PHILADELPHIA — Josh Beckett started talking about his no-hitter in the fourth inning, ignoring superstitions and making his catcher nervous.
Jinxes? No such thing, as the Texan demonstrated.
Beckett pitched his first career no-hitter and the first in the majors this season, leading the Dodgers over the Phillies 6-0 on Sunday.
A year ago, Beckett was nearly derailed by a nerve condition that left him unable to feel his fingertips. On this day, he was downright nasty.
"I was joking about it because I was waiting for them to get a hit," he said. "You don't think at this point of your career that you're going to do that. I just don't feel that my stuff is good enough to do that."
Beckett, 34, didn't come close to allowing a hit against a lineup that included two former NL MVPs and four former All-Stars. Beckett has credentials, too: A three-time All-Star, he also was a World Series MVP.
The right-hander threw 128 pitches. He fanned five-time All-Star Chase Utley on a called strike three to end it.
"It's very special. It takes really good defense behind you, a little luck sprinkled in and making pitches when you need to make pitches," Beckett said. "That's a good-hitting team you don't take lightly."

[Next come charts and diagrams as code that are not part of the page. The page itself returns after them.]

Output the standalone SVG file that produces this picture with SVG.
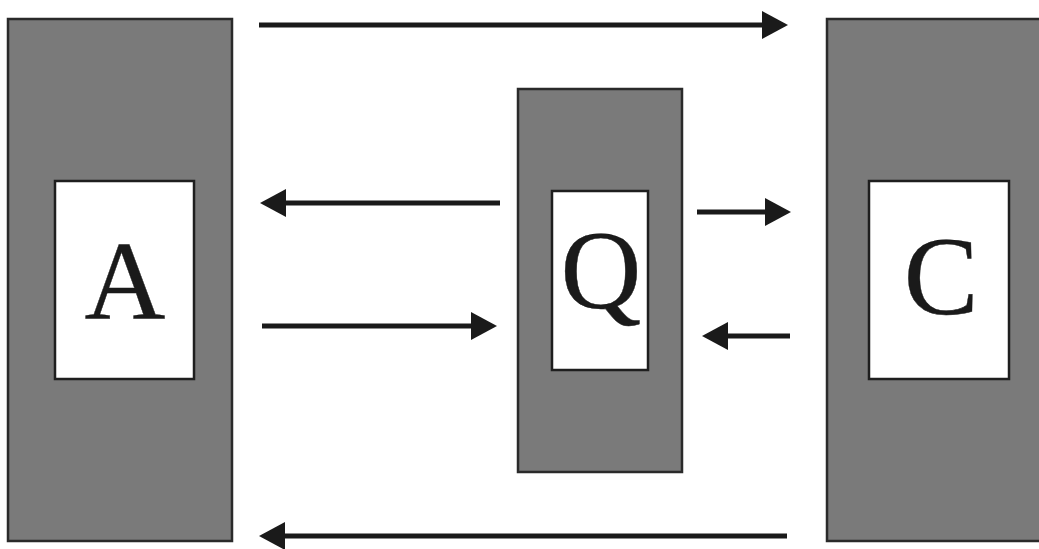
<svg xmlns="http://www.w3.org/2000/svg" width="1039" height="549" viewBox="0 0 1039 549">
<style>
.outer{fill:#7a7a7a;stroke:#2a2a2a;stroke-width:2.5}
.inner{fill:#ffffff;stroke:#1e1e1e;stroke-width:2.5}
.lbl{font-family:"Liberation Serif","Times New Roman",serif;font-size:112px;fill:#1a1a1a;stroke:#1a1a1a;stroke-width:0.4;text-anchor:middle}
.arr{stroke:#1a1a1a;stroke-width:5;fill:none;marker-end:url(#ah)}
</style>
<defs>
<marker id="ah" markerUnits="userSpaceOnUse" markerWidth="26" markerHeight="28" refX="0" refY="14" orient="auto">
<path d="M0,0 L26,14 L0,28 z" fill="#1a1a1a"/>
</marker>
</defs>
<rect width="1039" height="549" fill="#ffffff"/>
<g id="nodeA">
<rect class="outer" x="8" y="19" width="224" height="522"/>
<rect class="inner" x="55" y="181" width="139" height="198"/>
<text class="lbl" x="125" y="319">A</text>
</g>
<g id="nodeQ">
<rect class="outer" x="518" y="89" width="164" height="383"/>
<rect class="inner" x="552" y="191" width="96" height="179"/>
<text class="lbl" x="601" y="308">Q</text>
</g>
<g id="nodeC">
<rect class="outer" x="827" y="19" width="220" height="522"/>
<rect class="inner" x="869" y="181" width="140" height="198"/>
<text class="lbl" x="941" y="314">C</text>
</g>
<g id="connectors">
<line class="arr" x1="259" y1="25" x2="762" y2="25"/>
<line class="arr" x1="500" y1="203" x2="286" y2="203"/>
<line class="arr" x1="262" y1="326" x2="471" y2="326"/>
<line class="arr" x1="697" y1="212" x2="765" y2="212"/>
<line class="arr" x1="790" y1="336" x2="728" y2="336"/>
<line class="arr" x1="787" y1="536" x2="285" y2="536"/>
</g>
</svg>
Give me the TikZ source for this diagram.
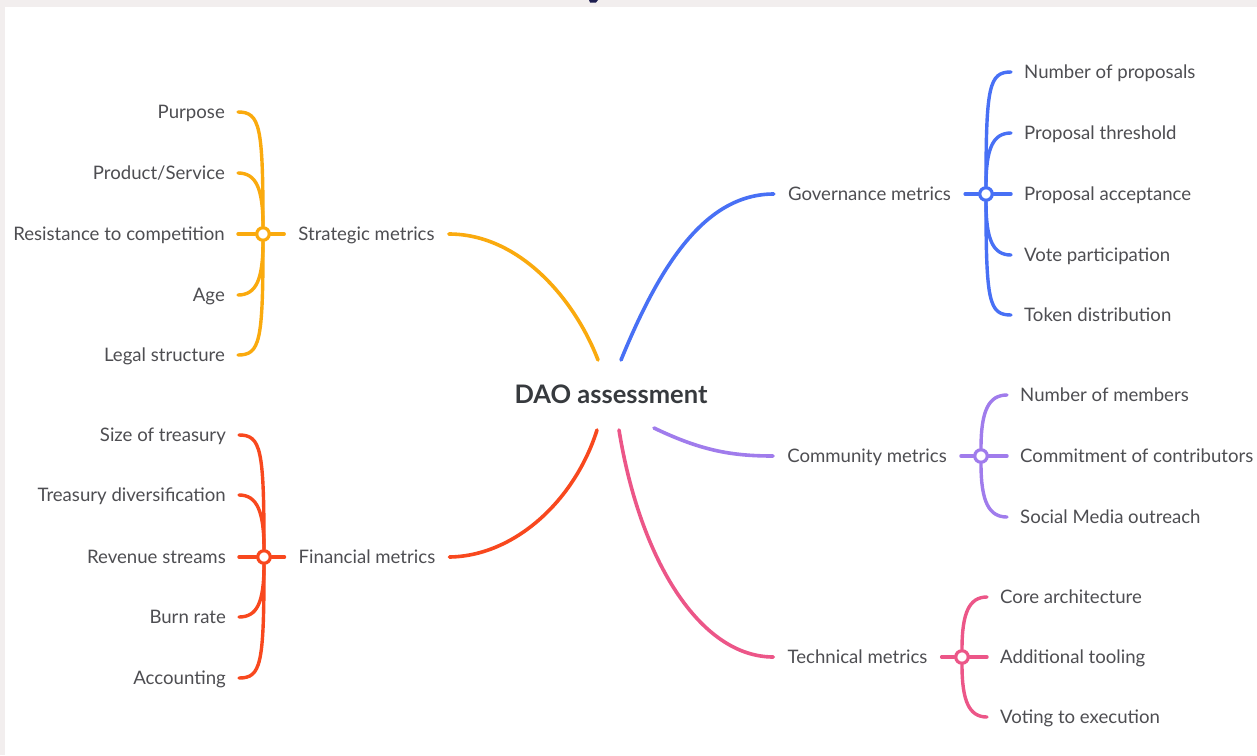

Beckett mixed a sharp fastball with a slow, deceptive curve that kept hitters off balance and retired 23 straight at one stretch. He pitched the Dodgers' first no-hitter since Hideo Nomo beat the Rockes at Coors Field in 1996, and the 21st in franchise history.
"I knew he had something special going early," catcher Drew Butera said. "I was a nervous wreck from the fourth inning on when he said he had never taken one this far. He's a guy who is going to keep it loose, and he didn't want anybody to be thinking about it."